Cultura
E “Signorinella” diviene un caso politico
di MARIO GIANFRATE
La celeberrima canzone di Libero Bovio bandita dal fascismo
“Avevi un nome che non si dimentica, un nome lungo e breve: giovinezza”. Sono i versi che Libero Bovio, autore della celeberrima “Signorinella” – cantata negli anni venti da Carlo Buti e ripresa, dopo la seconda guerra mondiale, da Achille Togliani – fa sommessamente quasi sussurrare al “buon don Cesare”, notaio ormai avanti con l’età, quando, tra le pagine di un suo vecchio libro di latino, il figliolo ritrova un vecchio fiorellino rinsecchito, una pansè; e allora nella sua mente riaffiora vivo e malinconico il ricordo, fino a quel momento sbiadito dal tempo, di un nostalgico e lontano amore giovanile per una giovane sartina, dirimpettaia del quinto piano.
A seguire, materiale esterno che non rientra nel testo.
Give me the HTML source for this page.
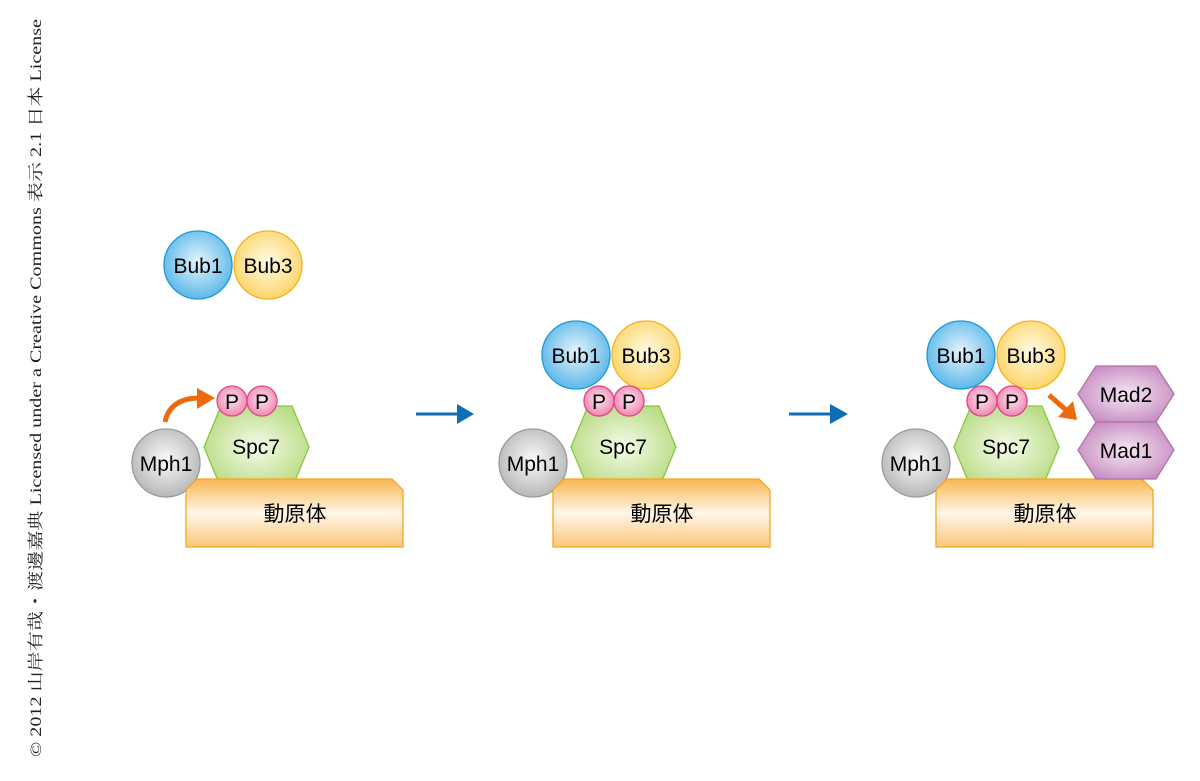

E i suoi occhi si inumidiscono mentre dai vetri della finestra il suo sguardo si sperde tra la neve che copre di bianco il campanile e che continua a cadere fitta.
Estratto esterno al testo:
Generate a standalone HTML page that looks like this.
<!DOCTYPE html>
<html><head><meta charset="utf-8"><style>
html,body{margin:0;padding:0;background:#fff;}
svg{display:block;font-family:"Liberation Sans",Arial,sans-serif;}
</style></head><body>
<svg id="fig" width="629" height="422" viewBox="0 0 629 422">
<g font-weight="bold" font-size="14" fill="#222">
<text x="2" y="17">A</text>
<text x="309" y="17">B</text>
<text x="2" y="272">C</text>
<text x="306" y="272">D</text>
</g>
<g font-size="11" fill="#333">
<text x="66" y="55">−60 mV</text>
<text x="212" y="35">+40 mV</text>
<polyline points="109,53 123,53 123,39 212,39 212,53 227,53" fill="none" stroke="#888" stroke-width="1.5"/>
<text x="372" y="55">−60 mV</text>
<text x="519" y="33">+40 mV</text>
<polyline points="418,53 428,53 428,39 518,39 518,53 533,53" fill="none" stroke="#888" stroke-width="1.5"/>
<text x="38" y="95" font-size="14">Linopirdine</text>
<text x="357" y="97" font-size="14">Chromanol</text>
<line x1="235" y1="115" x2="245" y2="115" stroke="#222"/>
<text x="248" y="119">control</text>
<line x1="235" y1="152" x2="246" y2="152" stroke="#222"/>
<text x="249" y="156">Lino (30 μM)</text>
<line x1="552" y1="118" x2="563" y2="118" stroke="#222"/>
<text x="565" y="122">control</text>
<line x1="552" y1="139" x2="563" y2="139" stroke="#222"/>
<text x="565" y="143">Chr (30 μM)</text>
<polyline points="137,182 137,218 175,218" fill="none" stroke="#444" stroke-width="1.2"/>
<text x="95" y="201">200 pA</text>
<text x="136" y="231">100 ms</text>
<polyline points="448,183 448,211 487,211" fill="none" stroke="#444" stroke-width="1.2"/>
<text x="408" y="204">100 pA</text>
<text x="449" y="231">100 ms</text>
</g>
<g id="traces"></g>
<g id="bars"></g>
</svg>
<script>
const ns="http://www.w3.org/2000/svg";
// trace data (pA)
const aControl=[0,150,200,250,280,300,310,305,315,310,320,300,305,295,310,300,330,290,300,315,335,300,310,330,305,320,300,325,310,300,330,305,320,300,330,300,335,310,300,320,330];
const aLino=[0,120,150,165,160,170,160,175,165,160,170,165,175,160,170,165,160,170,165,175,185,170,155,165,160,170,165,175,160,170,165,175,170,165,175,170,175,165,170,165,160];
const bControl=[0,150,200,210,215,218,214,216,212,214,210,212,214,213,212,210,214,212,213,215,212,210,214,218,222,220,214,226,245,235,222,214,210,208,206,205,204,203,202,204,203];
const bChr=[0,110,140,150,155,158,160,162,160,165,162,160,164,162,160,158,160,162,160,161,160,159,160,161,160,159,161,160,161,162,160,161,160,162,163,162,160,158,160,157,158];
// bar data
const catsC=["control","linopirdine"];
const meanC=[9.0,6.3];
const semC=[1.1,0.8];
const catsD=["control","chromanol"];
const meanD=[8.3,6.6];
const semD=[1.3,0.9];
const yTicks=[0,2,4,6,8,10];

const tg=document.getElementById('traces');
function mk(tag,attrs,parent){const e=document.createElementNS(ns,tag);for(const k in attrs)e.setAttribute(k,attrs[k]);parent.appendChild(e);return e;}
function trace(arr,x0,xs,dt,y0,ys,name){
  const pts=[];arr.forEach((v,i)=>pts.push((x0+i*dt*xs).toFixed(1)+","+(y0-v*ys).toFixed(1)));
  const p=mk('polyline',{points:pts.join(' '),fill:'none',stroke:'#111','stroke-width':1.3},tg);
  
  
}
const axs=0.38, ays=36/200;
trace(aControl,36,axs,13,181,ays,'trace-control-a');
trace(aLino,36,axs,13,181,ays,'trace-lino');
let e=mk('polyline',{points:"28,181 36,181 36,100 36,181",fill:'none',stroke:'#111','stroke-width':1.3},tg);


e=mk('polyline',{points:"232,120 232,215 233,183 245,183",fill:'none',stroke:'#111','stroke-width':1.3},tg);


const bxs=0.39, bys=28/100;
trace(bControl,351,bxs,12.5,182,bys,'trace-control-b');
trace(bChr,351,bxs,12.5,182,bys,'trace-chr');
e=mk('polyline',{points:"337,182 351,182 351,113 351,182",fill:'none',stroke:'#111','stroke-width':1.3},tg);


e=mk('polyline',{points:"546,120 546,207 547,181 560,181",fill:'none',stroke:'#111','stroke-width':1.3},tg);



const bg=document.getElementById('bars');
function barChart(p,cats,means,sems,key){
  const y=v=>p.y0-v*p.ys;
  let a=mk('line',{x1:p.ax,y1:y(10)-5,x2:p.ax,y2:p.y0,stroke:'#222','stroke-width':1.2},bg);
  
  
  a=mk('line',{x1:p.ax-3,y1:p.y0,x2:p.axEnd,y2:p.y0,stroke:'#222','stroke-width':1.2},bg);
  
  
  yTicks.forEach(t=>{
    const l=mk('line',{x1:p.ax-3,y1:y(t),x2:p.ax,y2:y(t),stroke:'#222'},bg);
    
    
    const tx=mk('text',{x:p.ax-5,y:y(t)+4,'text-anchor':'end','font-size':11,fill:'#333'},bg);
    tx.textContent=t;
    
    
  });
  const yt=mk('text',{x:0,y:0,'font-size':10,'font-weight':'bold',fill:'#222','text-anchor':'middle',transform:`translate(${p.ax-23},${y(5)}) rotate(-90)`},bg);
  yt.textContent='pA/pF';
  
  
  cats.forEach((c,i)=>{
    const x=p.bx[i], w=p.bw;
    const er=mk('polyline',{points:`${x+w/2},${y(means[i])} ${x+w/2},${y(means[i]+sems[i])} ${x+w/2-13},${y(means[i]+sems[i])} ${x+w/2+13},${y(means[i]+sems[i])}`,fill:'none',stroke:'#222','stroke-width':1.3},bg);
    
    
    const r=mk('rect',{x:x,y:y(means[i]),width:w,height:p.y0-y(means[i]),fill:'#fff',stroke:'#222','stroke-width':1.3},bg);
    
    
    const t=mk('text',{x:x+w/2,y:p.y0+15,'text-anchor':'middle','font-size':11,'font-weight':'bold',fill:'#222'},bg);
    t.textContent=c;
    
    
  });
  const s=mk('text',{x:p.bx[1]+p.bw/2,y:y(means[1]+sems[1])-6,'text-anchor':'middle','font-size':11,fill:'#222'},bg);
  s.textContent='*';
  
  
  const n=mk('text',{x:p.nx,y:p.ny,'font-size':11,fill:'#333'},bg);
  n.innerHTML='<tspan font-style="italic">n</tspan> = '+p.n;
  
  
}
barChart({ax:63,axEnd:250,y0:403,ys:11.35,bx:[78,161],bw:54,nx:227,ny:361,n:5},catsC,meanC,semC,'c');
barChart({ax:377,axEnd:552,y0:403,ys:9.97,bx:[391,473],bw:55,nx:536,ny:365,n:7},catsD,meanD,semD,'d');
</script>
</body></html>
Versi che, con l’avvento del fascismo, cozzavano irrimediabilmente con le virili parole di “Giovinezza”, inno fascista e, in pratica, inno nazionale eseguito, in tutte le circostanze, insieme alla Marcia reale, che, sullo stesso concetto si esprimeva in termini antitetici: “Giovinezza, giovinezza, primavera di bellezza, nella vita e nell’ebbrezza il tuo canto squillerà”.
Concetti diametralmente opposti, quindi, che suonavano stridente contrasto tra la brevità della giovinezza transitoria, patetica e nostalgica di “Signorinella”, e la entusiastica e durevole giovinezza consacrata nell’inno fascista. Ma, anche tra una visione della donna inconciliabile: alla “signorinella pallida” che si strugge d’amore per il giovane studente, ricambiando sguardi languidi e baci pudici, si oppone la gagliardia e la fierezza della donna fascista, non incline al sentimentalismo e alla tristezza.
“Signorinella” subirà, così, un “accantonamento” dal sapore censorio e politico e, nel ventennio, non si potrà più ascoltare. Sarà sottratta all’oblio e portata al successo, come detto, da Togliani al termine del secondo conflitto mondiale, negli anni della ricostruzione democratica.